Dividing f(x) by zero.

Question

I'm currently studying calculus, and have learned some useful facts regarding operations that can be carried out on a function. For example:

y = f(x) + z

If we plot f(x), then plot the above, the line will be moved up on the y axis by z for every z > 0, or will be moved down by z for every z < 0 relatively to f(x) line.

Similarly if I would multiply f(x) by z, the line would be moved up or down by z amount relatively to f(x) line depending if z is a negative or positive value.
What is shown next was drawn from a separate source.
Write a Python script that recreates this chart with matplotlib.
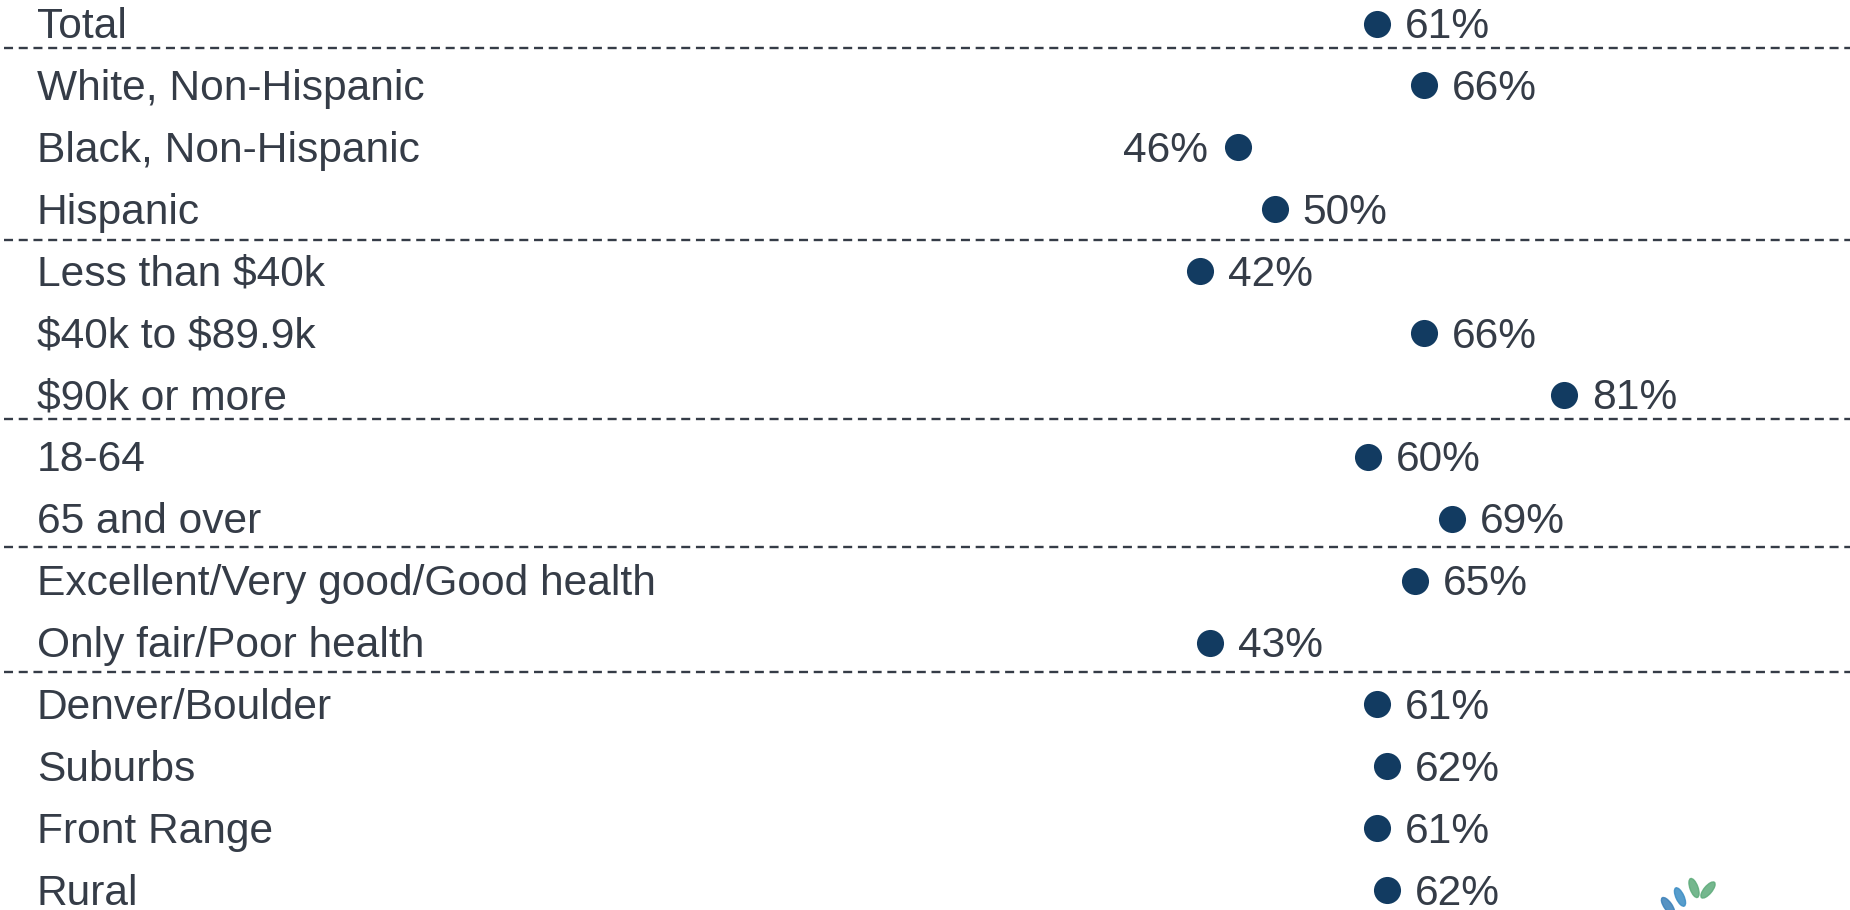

But is it true to state that the following cannot be defined / ploted?

y = f(x) / 0

You cannot plot the above (I presume).

Answer 1

You cannot plot $y = f(x)/0$ since it's not even defined.

Answer 2

You are correct; $f(x)/0$ cannot be plotted. Consider the special case where $x=1$. So then we have $f(1)$; what is this? This is just a number. But we can't divide a number by $0$; that value is undefined. So we can't plot it. And since this is true for all $x$, the entire function $f(x)/0$ isn't defined anywhere and can't be plotted anywhere.

Answer 3

It is correct that you cannot plot $y=\frac{f(x)}{0}$, since it is not defined at $0$. Or anywhere else. Thanks Saulspatz.